On Feb. 20, 1944, almost a thousand bombers attacked German fighter aircraft factories at Brunswick, Oschersleben, Bernberg and Liepzig in the heaviest American raid of the war up to that time. The next day, 8th Air Force bombers returned in almost equal strength. The day after, they were joined by bombers of the 15th Air Force in Italy. Wednesday was a stand-down, but Thursday and Friday, the blows against the aircraft factories and component works continued. More than 2,000 planes set out that Friday for the targets.

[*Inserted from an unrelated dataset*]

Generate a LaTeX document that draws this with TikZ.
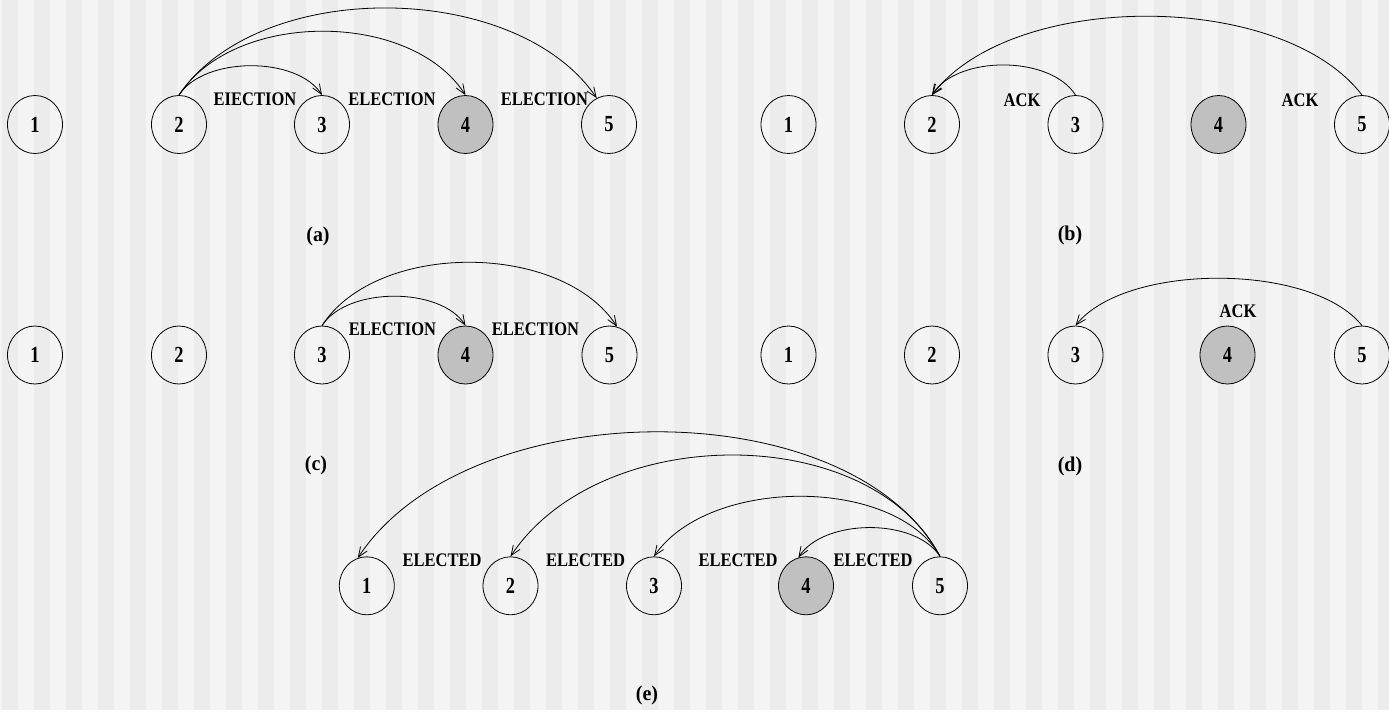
\documentclass[tikz,border=0pt]{standalone}
\usepackage{fontspec}
\setmainfont{Liberation Serif}
\newfontfamily\labfont[FakeStretch=0.86]{Liberation Serif Bold}
\newfontfamily\numfont[FakeStretch=0.8]{Liberation Serif Bold}
\newfontfamily\capfont[FakeStretch=0.95]{Liberation Serif Bold}
\usetikzlibrary{shapes.geometric,arrows.meta}
\definecolor{bglight}{HTML}{F4F4F4}
\definecolor{bgdark}{HTML}{ECECEC}
\definecolor{nodegray}{HTML}{C0C0C0}
\tikzset{
  procnode/.style={ellipse,draw=black,line width=0.8pt,minimum width=55pt,minimum height=58pt,inner sep=0pt,font=\numfont\fontsize{23}{24}\selectfont},
  leadnode/.style={procnode,fill=nodegray},
  msgtext/.style={inner sep=0pt,font=\labfont\fontsize{19.2}{20}\selectfont},
  subcaption/.style={inner sep=0pt,font=\capfont\fontsize{21}{22}\selectfont},
  msgarc/.style={draw=black,line width=0.8pt,-{Straight Barb[length=10pt,width=8pt]}}
}
\begin{document}
\begin{tikzpicture}[x=1pt,y=-1pt]
\useasboundingbox (0,0) rectangle (1389,710);
\fill[bglight] (0,0) rectangle (1389,710);
\foreach \k in {0,...,43} {
  \fill[bgdark] ({2+32*\k},0) rectangle ({min(18+32*\k,1389)},710);
}
% ---------- (a)
\node[procnode]  (a1) at (35,124.5) {1};
\node[procnode]  (a2) at (179,124.5) {2};
\node[procnode]  (a3) at (322,124.5) {3};
\node[leadnode] (a4) at (465.5,124.5) {4};
\node[procnode]  (a5) at (609,124.5) {5};
\node[msgtext] (am1) at (255,99) {EIECTION};
\node[msgtext] (am2) at (392,99) {ELECTION};
\node[msgtext] (am3) at (544.5,99) {ELECTION};
\node[subcaption] (ca) at (318,236) {(a)};
\draw[msgarc] (a2.north) .. controls +(25,-39) and +(-25,-39) .. (a3.north);
\draw[msgarc] (a2.north) .. controls +(55,-85) and +(-55,-85) .. (a4.north);
\draw[msgarc] (a2.north) .. controls +(80,-118) and +(-80,-118) .. (a5.115);
% ---------- (b)
\node[procnode]  (b1) at (788.5,124.5) {1};
\node[procnode]  (b2) at (932,124.5) {2};
\node[procnode]  (b3) at (1075.5,124.5) {3};
\node[leadnode] (b4) at (1218.5,124.5) {4};
\node[procnode]  (b5) at (1362,124.5) {5};
\node[msgtext] (bm1) at (1022,100) {ACK};
\node[msgtext] (bm2) at (1300,100) {ACK};
\node[subcaption] (cb) at (1070,235) {(b)};
\draw[msgarc] (b3.north) .. controls +(-25,-40) and +(25,-40) .. (b2.north);
\draw[msgarc] (b5.north) .. controls +(-80,-105) and +(80,-105) .. (b2.north);
% ---------- (c)
\node[procnode]  (c1) at (35,355) {1};
\node[procnode]  (c2) at (179,355) {2};
\node[procnode]  (c3) at (322,355) {3};
\node[leadnode] (c4) at (465.5,355) {4};
\node[procnode]  (c5) at (609.5,355) {5};
\node[msgtext] (cm1) at (392.5,329.5) {ELECTION};
\node[msgtext] (cm2) at (535.5,329.5) {ELECTION};
\node[subcaption] (cc) at (316,465) {(c)};
\draw[msgarc] (c3.north) .. controls +(25,-39) and +(-25,-39) .. (c4.north);
\draw[msgarc] (c3.north) .. controls +(55,-85) and +(-55,-85) .. (c5.75);
% ---------- (d)
\node[procnode]  (d1) at (788.5,355) {1};
\node[procnode]  (d2) at (932,355) {2};
\node[procnode]  (d3) at (1075.5,355) {3};
\node[leadnode] (d4) at (1227.5,355) {4};
\node[procnode]  (d5) at (1362,355) {5};
\node[msgtext] (dm1) at (1238,311.5) {ACK};
\node[subcaption] (cd) at (1070,466) {(d)};
\draw[msgarc] (d5.north) .. controls +(-50,-63) and +(50,-63) .. (d3.north);
% ---------- (e)
\node[procnode]  (e1) at (366.8,585.8) {1};
\node[procnode]  (e2) at (510.5,585.8) {2};
\node[procnode]  (e3) at (654,585.8) {3};
\node[leadnode] (e4) at (806,585.8) {4};
\node[procnode]  (e5) at (940,585.8) {5};
\node[msgtext] (em1) at (442,560.4) {ELECTED};
\node[msgtext] (em2) at (585.6,560.4) {ELECTED};
\node[msgtext] (em3) at (738,560.4) {ELECTED};
\node[msgtext] (em4) at (873,560.4) {ELECTED};
\node[subcaption] (ce) at (647,695) {(e)};
\draw[msgarc] (e5.north) .. controls +(-90,-167) and +(110,-167) .. (e1.108);
\draw[msgarc] (e5.north) .. controls +(-70,-135) and +(90,-135) .. (e2.north);
\draw[msgarc] (e5.north) .. controls +(-45,-80) and +(55,-80) .. (e3.north);
\draw[msgarc] (e5.north) .. controls +(-25,-39) and +(25,-39) .. (e4.105);
\end{tikzpicture}
\end{document}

The Luftwaffe rose in force, using tactics and technologies that had proved so successful against the unescorted American bombers. But this time, the bombers were escorted by fighters, and Luftwaffe aircraft encumbered by heavy armament to destroy bombers, including rockets or gondolas for 20mm cannon underwing, were no match for marauding Mustangs. The twin-engined heavy fighters were almost completely helpless against the escorts. One squadron had 11 of 13 aircraft shot down in minutes. Worse for the Luftwaffe, its pilots now had to live with the same fears which beset Bomber Command pilots every night – the chance of being attacked during any part of the mission from takeoff to landing. In addition to the losses suffered in battling the bomber formations, it became increasingly difficult to train new pilots, with Allied fighters roving over Germany looking for targets.
But this time, the bombers were escorted by fighters, and Luftwaffe aircraft saddled with the drag of launch tubes for rockets, or underwing gondolas for 20mm cannon to destroy bombers were no match for marauding Mustangs. The twin-engined heavy fighters were almost completely helpless against Allied fighters.
“We paid a price for the air,” Gen. Henry “Hap” Arnold said later of Big Week. “We lost 244 heavy bombers and thirty-three fighter planes during five days.” By the end of Big Week, however, as Walter Boyne wrote in his book Clash of Wings, the 8th and 15th Air Forces had flown 3,800 sorties and dropped nearly 10,000 tons of bombs, more than the 8th Air Force had dropped in its entire first year of operations. More importantly, the Luftwaffe lost more than 2,000 aircraft in February, and a similar number in March. While prodigies of work (Germany had been on single factory shifts until 1942) and clever dispersal of factories eventually brought fighter production figures back up above 1942 levels, the losses of experienced pilots could not be made good. Some 17 percent of Luftwaffe fighter pilots had been lost by the end of Big Week. While fighter pilot losses had already been steadily increasing, the Luftwaffe fighter arm essentially was at the point of collapse by the end of March.
After Big Week, the Luftwaffe had to pick its battles, rising in force only occasionally, and sometimes choosing not to do battle at all. The ultimate result of Big Week, however, was perhaps best expressed in the complete air superiority enjoyed by the Allies during Operation Overlord, the invasion of Normandy in June 1944. As Gen. Dwight D. Eisenhower said to his troops on the eve of the invasion: “If you see fighter aircraft over you, they will be ours.”